BTスポーツ売却決着

by Shogo

昨年から話題のBTスポーツの売却の話題に決着がついた。話題になっていたのは、BTスポーツが、英プレミアリーグの放送権を持っているからだ。

メディアの環境は、有料無料のテレビ放送、OTT定額映像配信サービス各社が、世界各国で激しい視聴者争いをしている。その中で、コンテンツとしてスポーツの価値がさらに高まった。このスポーツの放送権を中心として、イギリスとアイルランドでは、巨大なスポーツ放送会社が誕生する。取引の完了は年内と予想されている。

英通信会社BTの有料テレビスポーツチャンネルのBTスポーツを、誕生したばかりのDiscovery Warner Bros.との合弁会社とする。Discovery Warner Bros.のユーロスポーツとBTスポーツが合併してできる新会社は、人気の高いスポーツのコンテンツを保有する巨大スポーツ放送会社となる。新会社は、BTの資本は残るものの、Discovery Warner Bros.の子会社化される。しかし当面はユーロスポーツとBTスポーツのブランドは残り、別々のブランドで事業を行うが近いうちに、統合されたブランドとなると発表されている。

新会社が、扱うことになるスポーツは以下の通り。

イギリスプレミアリーグ

UEFAチャンピオンズリーグ

UEFAヨーロッパリーグ

オリンピック

テニス全豪オープン、全仏オープン

ツールドフランス及びその他自転車競技

プレミアシップ・ラグビー

ウィンタースポーツのWORLD CUP

もちろんこの放送権はイギリスとアイルランドのことでと地域には影響しない。しかしヨーロッパの中では圧倒的なラインナップを持つ放送局として、他の地域でも大きな影響力を持ち始める事が予想される。

Discovery Warner Bros.は、4月にDiscoveryがAT&Tから4,300億ドルでWarner Bros.を買収して誕生したばかりだ。
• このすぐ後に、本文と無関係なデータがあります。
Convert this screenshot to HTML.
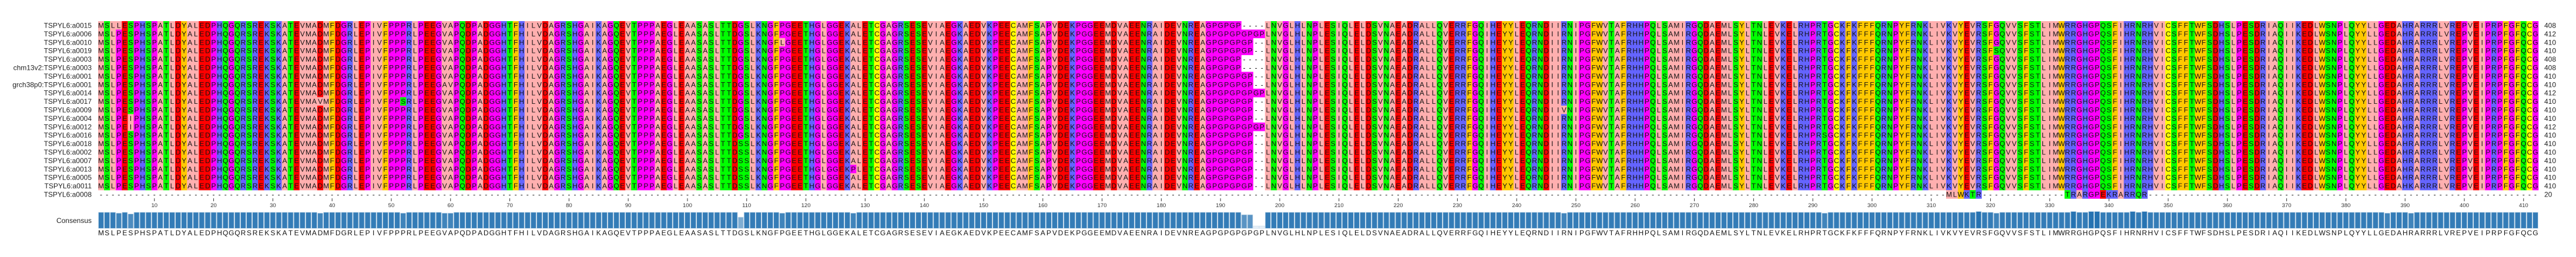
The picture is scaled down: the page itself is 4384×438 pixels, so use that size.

BTスポーツの買収をめぐっては、昨年よりDAZNが有力と考えられてきた。DAZNはBTスポーツの持つプレミアリーグの放送権獲得目的で、BTスポーツ買収に8億ドル支払う用意があると報道されていた。しかし最終的にはBTは、BT TVの顧客にコンテンツを提供することを考えて、Discovery Warner Bros.との合弁の道を選んだ。これはDAZNにとっては、またしてもプレミアリーグを逃す結果になってしまった。今後のヨーロッパにおけるDAZNの戦略に大きな影響が出るであろう。

BTとDiscovery Warner Bros.の取引の金額についても報道されており、それによれば、BTは今回の取引で、今後3年間にわたって1億1360万ドルを受け取ると言う。さらに新会社のパフォーマンスによっては、最大6億6000万ドルを受け取ることができるようだ。またDiscovery Warner Bros.は、BTが新会社に持つ持ち分を買い取るオプションを持つという。ここだけ見ると、DAZNが支払ったかもしれない8億ドルと単純には比べられない。Discovery Warner Bros.が最終的に買い取る際の価格が報道されていないためだ。

しかしBTとしては、完全にBTスポーツを売り渡すのではなく、今後もDiscovery Warner Bros.とコンテンツの提供の契約を結びBT TVの顧客へのサービスを優先して考えたと言うことで、当面の金銭的な問題ではなかったのだろう。